## Exercise brief:
Below are the records; extract from them the line containing "Emit a web page" to the line containing "const GRID = 'rgba(210,210,210,0.45)';", both lines included, exactly and with no pictures.

(Entries from a dataset)
━━━━━━━━━━
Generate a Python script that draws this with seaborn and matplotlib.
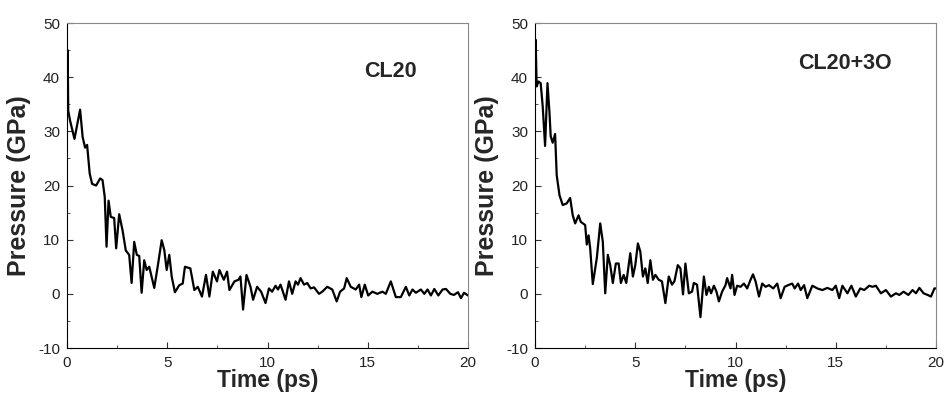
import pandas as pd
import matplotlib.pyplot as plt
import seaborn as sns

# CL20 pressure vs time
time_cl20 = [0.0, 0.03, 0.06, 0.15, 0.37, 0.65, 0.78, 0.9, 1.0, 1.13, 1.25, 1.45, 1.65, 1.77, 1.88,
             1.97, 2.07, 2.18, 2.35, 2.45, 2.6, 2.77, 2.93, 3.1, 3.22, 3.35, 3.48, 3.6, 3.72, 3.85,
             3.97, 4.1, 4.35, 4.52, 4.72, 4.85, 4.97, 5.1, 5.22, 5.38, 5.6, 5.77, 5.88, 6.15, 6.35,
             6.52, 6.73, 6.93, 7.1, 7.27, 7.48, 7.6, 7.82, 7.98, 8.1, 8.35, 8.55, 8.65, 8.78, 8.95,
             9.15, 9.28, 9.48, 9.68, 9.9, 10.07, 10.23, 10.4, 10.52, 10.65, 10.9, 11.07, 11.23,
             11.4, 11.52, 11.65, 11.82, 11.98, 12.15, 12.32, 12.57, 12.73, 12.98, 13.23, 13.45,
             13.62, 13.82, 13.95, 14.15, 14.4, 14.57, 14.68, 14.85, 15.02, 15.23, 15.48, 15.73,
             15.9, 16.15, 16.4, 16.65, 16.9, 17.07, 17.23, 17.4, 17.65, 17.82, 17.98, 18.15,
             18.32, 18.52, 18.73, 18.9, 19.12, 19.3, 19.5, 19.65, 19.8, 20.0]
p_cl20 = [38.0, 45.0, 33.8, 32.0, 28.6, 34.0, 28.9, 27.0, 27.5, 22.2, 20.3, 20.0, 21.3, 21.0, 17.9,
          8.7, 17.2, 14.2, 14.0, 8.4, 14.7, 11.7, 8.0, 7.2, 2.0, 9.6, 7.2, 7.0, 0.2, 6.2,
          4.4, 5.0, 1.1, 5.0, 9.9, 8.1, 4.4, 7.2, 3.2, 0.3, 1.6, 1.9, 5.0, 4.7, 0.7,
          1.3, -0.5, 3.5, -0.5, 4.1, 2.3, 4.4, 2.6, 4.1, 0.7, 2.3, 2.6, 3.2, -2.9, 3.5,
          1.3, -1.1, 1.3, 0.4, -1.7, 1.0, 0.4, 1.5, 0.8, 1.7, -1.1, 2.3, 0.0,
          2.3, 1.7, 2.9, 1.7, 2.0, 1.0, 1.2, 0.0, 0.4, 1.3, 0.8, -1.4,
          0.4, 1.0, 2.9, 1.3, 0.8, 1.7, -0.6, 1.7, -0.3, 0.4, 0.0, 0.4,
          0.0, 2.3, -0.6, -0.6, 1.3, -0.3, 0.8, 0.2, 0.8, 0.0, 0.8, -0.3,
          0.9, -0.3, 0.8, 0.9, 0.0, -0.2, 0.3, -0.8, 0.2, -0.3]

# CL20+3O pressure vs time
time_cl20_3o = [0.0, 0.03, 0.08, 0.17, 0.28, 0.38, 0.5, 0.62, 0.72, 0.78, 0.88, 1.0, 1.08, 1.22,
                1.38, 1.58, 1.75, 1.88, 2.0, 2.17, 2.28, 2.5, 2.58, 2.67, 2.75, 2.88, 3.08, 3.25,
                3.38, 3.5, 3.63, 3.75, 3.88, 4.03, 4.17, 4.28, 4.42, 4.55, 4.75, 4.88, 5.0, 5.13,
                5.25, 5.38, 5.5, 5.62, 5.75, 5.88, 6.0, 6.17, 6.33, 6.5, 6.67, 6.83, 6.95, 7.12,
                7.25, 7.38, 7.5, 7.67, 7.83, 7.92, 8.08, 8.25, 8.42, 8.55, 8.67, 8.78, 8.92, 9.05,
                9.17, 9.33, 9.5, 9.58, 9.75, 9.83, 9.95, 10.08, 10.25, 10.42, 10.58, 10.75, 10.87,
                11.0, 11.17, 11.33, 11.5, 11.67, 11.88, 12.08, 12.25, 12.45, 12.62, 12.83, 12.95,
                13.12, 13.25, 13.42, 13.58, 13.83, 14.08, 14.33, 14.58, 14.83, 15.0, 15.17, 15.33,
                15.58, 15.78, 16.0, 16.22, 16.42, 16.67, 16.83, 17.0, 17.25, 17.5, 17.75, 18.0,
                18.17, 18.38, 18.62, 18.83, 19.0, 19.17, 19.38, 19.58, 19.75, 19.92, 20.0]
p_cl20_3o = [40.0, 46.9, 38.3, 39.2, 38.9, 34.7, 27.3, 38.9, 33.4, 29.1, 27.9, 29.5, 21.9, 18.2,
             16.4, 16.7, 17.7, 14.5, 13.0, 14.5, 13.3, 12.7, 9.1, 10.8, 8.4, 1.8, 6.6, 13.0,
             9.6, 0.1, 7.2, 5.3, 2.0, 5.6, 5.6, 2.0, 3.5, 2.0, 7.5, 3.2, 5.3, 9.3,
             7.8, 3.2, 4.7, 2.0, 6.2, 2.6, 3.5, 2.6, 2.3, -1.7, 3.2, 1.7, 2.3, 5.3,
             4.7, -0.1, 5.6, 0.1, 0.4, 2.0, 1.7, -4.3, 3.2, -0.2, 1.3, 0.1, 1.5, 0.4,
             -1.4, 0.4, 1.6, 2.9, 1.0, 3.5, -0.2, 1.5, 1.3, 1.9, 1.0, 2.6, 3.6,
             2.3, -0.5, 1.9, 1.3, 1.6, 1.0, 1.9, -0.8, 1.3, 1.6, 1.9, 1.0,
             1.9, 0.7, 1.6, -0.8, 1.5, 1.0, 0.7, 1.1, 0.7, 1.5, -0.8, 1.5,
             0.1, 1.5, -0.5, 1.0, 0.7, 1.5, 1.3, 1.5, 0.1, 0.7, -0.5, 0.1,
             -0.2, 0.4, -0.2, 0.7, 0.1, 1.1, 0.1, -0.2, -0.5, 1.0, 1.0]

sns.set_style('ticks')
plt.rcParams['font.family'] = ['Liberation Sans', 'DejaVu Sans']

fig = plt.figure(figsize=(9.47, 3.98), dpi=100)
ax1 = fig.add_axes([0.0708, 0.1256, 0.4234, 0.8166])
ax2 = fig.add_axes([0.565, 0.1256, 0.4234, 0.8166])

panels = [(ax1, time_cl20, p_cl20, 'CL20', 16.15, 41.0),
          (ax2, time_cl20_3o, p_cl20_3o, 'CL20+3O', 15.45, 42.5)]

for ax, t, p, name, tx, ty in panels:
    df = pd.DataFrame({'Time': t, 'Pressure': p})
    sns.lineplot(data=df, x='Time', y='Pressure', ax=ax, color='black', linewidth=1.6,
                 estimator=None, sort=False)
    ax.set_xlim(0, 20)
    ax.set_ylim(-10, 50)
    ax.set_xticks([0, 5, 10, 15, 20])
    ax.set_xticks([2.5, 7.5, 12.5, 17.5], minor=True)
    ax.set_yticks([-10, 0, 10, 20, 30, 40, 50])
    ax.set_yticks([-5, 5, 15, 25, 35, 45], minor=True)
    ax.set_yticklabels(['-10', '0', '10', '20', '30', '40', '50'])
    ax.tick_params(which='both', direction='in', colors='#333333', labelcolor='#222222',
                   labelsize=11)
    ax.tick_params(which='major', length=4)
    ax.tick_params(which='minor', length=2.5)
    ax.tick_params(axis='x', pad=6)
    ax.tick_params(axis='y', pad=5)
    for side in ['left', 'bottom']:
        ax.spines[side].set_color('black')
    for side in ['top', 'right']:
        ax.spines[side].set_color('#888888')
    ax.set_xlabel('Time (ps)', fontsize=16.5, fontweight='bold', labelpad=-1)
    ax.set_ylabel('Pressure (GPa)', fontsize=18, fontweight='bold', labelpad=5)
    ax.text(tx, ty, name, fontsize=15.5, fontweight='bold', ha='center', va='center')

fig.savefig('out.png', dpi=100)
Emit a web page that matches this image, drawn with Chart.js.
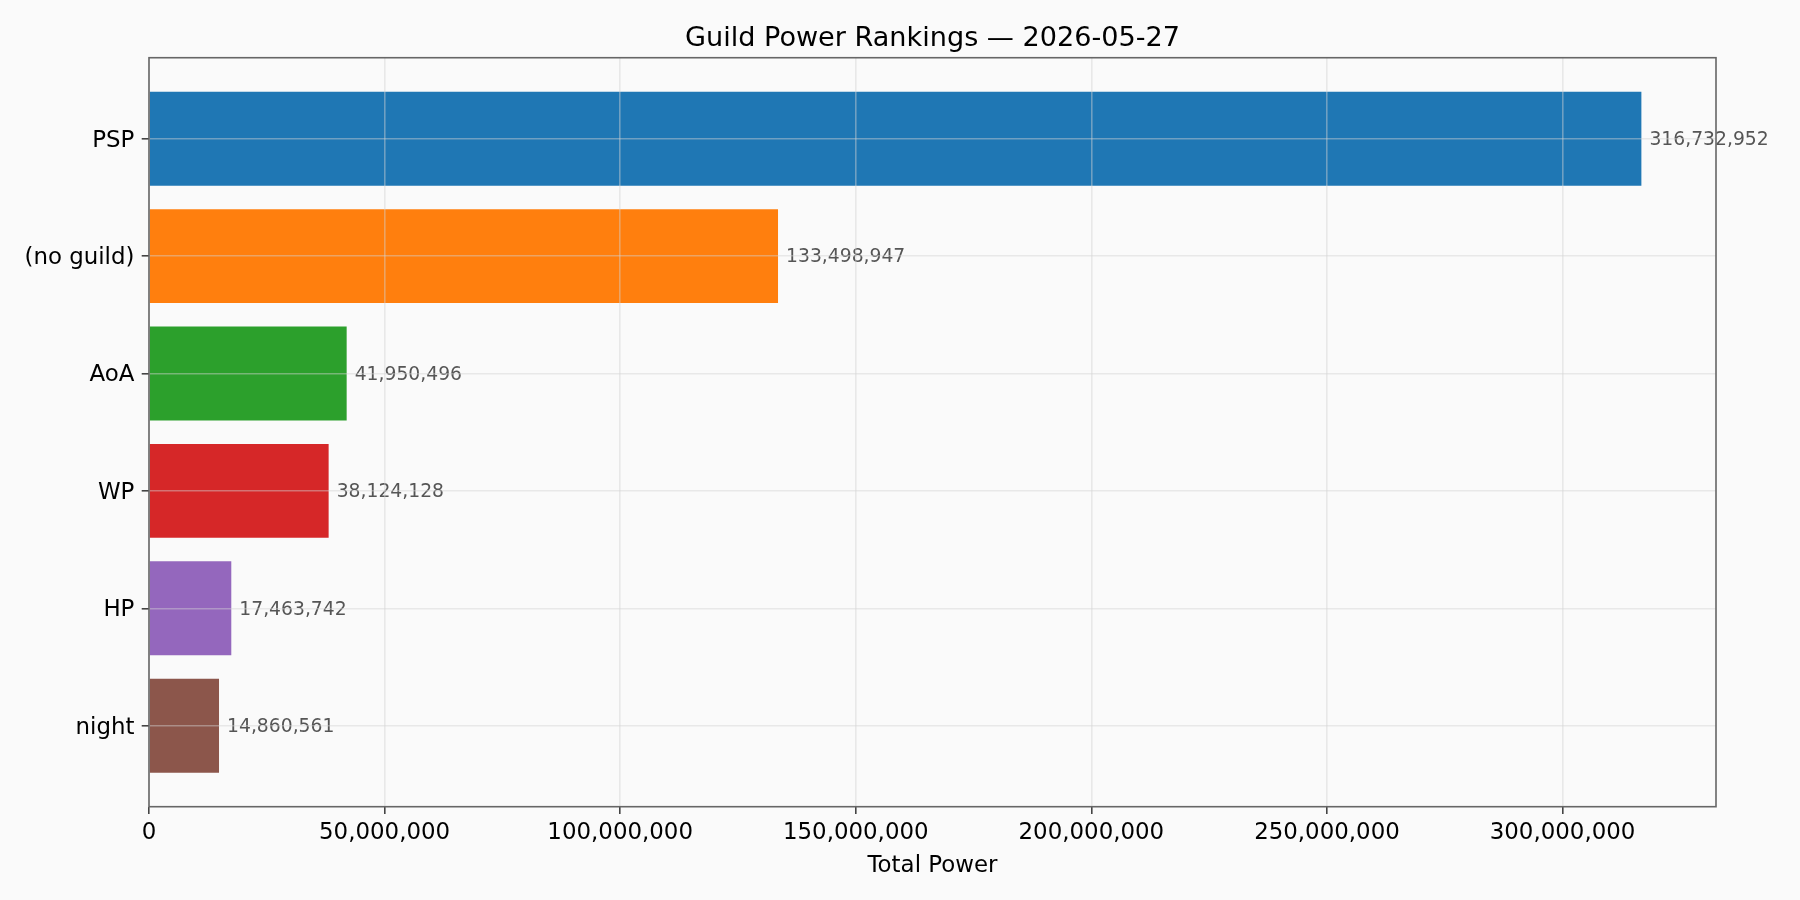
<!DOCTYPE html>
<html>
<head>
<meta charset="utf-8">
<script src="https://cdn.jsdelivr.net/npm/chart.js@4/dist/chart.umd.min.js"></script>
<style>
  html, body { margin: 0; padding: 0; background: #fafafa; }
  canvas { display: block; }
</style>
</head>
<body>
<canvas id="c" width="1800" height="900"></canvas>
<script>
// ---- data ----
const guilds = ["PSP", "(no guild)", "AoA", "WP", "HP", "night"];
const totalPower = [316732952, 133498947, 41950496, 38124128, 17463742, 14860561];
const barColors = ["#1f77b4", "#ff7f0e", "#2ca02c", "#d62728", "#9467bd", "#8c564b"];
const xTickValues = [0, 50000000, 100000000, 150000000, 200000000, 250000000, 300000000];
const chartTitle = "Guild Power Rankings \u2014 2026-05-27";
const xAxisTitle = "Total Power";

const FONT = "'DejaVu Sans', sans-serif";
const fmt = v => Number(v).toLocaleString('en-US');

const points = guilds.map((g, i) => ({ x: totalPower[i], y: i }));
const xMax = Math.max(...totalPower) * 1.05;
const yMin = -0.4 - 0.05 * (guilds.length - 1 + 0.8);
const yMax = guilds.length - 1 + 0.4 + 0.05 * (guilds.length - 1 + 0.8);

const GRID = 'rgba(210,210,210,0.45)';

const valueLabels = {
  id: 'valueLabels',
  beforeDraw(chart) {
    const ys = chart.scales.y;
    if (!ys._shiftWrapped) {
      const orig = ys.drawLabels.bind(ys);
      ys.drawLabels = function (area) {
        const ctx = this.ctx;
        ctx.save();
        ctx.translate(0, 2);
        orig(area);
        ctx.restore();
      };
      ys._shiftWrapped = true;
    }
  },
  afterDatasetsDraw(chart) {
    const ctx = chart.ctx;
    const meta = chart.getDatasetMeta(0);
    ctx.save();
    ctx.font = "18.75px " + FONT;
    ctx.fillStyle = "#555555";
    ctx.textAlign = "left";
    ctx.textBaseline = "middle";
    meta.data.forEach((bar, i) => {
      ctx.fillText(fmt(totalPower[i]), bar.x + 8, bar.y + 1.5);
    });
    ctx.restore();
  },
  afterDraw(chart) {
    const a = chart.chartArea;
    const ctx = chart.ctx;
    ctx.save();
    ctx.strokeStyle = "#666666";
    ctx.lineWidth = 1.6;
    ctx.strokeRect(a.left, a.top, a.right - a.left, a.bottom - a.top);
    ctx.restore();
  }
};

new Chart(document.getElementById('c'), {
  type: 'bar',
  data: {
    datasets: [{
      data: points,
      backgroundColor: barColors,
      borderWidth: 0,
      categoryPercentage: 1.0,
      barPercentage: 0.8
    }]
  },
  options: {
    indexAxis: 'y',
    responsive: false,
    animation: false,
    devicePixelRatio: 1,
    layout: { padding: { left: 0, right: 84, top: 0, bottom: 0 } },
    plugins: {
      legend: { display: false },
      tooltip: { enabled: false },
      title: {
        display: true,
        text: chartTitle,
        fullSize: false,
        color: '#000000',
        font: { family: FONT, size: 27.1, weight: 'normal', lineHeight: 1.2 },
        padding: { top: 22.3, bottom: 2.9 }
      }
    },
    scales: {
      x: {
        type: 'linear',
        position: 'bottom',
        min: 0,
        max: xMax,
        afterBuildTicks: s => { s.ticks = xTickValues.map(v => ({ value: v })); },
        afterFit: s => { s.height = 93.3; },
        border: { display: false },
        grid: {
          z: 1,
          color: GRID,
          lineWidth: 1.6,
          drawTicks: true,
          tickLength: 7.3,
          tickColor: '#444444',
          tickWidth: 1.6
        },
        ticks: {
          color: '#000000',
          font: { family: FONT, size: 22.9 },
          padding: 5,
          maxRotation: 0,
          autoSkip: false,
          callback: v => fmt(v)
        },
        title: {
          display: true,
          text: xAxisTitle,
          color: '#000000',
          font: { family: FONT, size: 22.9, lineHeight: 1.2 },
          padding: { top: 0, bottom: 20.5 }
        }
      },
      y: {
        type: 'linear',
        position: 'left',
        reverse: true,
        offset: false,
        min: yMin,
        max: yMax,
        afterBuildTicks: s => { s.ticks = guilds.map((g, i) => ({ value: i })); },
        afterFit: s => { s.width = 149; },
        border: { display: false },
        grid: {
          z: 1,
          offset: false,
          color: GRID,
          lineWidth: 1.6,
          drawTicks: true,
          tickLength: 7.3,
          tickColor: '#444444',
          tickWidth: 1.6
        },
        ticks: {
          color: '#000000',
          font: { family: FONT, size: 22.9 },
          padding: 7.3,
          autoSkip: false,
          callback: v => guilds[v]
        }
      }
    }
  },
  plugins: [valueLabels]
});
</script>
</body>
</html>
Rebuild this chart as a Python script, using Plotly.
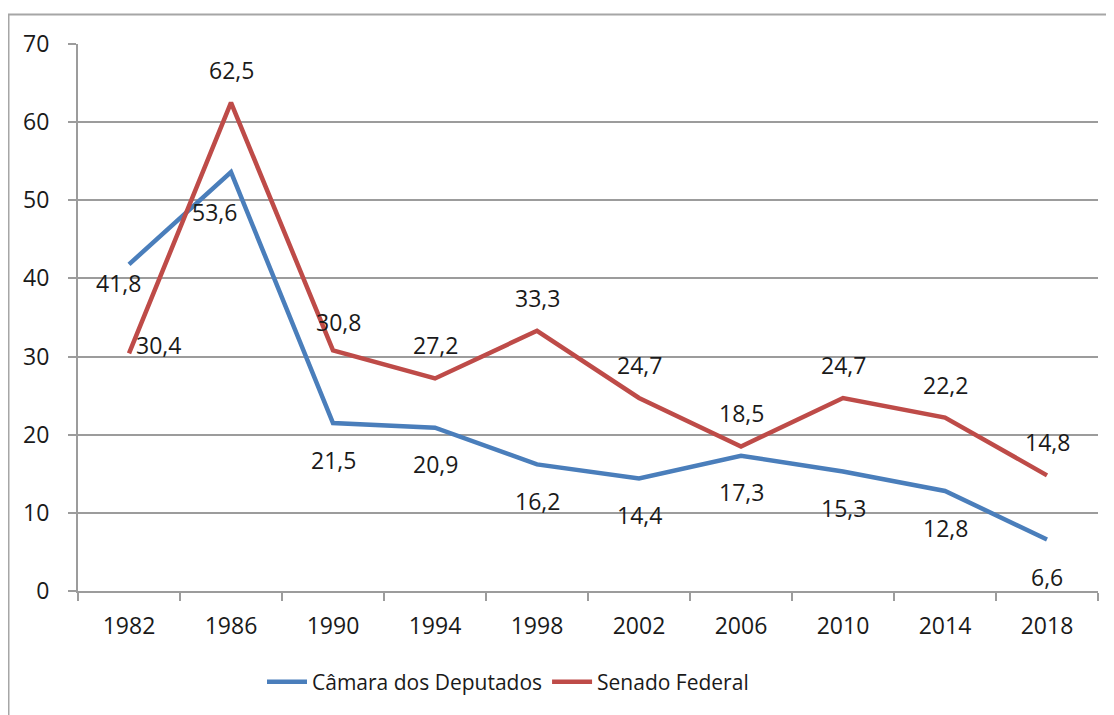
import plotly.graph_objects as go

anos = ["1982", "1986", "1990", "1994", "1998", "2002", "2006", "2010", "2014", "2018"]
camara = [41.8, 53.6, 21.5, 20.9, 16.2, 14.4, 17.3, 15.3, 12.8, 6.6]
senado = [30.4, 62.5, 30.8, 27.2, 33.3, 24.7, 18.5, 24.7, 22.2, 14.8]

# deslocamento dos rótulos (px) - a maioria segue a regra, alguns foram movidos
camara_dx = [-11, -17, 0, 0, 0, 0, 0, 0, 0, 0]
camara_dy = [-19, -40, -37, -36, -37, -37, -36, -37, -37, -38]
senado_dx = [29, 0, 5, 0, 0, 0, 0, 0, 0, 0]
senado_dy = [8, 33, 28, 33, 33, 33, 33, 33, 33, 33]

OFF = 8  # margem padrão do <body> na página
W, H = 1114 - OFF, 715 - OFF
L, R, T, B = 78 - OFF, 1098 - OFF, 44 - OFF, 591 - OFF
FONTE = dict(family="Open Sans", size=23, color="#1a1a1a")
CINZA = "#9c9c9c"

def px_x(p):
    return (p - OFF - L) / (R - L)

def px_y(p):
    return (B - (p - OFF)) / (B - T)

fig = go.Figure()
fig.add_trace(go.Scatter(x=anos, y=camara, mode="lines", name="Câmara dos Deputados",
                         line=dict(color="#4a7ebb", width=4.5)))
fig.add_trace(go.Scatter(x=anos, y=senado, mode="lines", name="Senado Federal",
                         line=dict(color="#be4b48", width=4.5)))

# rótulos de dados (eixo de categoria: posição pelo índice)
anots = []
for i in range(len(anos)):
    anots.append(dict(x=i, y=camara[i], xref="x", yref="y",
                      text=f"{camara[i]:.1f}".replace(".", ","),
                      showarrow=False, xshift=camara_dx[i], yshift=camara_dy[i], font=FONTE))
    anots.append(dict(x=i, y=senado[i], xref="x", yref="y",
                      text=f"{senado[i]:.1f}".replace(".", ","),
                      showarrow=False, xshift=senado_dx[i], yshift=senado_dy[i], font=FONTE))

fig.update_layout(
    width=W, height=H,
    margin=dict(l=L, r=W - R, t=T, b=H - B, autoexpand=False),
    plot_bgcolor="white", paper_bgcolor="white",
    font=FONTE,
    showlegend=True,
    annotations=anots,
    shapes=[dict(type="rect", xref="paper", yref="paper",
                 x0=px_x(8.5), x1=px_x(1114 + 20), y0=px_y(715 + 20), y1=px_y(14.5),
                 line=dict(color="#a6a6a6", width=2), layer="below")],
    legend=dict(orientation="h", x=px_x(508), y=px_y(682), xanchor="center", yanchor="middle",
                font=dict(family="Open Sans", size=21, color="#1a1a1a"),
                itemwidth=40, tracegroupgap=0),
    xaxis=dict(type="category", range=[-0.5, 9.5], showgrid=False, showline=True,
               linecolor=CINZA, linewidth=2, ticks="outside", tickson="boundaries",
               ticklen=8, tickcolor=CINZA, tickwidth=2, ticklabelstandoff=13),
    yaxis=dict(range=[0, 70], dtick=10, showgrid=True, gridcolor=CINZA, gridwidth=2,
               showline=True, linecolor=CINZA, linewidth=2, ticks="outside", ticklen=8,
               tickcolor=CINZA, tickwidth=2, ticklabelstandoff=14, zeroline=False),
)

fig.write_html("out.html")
━━━━━━━━━━
## Task solution:
Emit a web page that matches this image, drawn with Chart.js.
<!DOCTYPE html>
<html>
<head>
<meta charset="utf-8">
<script src="https://cdn.jsdelivr.net/npm/chart.js@4/dist/chart.umd.min.js"></script>
<style>
  html, body { margin: 0; padding: 0; background: #fafafa; }
  canvas { display: block; }
</style>
</head>
<body>
<canvas id="c" width="1800" height="900"></canvas>
<script>
// ---- data ----
const guilds = ["PSP", "(no guild)", "AoA", "WP", "HP", "night"];
const totalPower = [316732952, 133498947, 41950496, 38124128, 17463742, 14860561];
const barColors = ["#1f77b4", "#ff7f0e", "#2ca02c", "#d62728", "#9467bd", "#8c564b"];
const xTickValues = [0, 50000000, 100000000, 150000000, 200000000, 250000000, 300000000];
const chartTitle = "Guild Power Rankings \u2014 2026-05-27";
const xAxisTitle = "Total Power";

const FONT = "'DejaVu Sans', sans-serif";
const fmt = v => Number(v).toLocaleString('en-US');

const points = guilds.map((g, i) => ({ x: totalPower[i], y: i }));
const xMax = Math.max(...totalPower) * 1.05;
const yMin = -0.4 - 0.05 * (guilds.length - 1 + 0.8);
const yMax = guilds.length - 1 + 0.4 + 0.05 * (guilds.length - 1 + 0.8);

const GRID = 'rgba(210,210,210,0.45)';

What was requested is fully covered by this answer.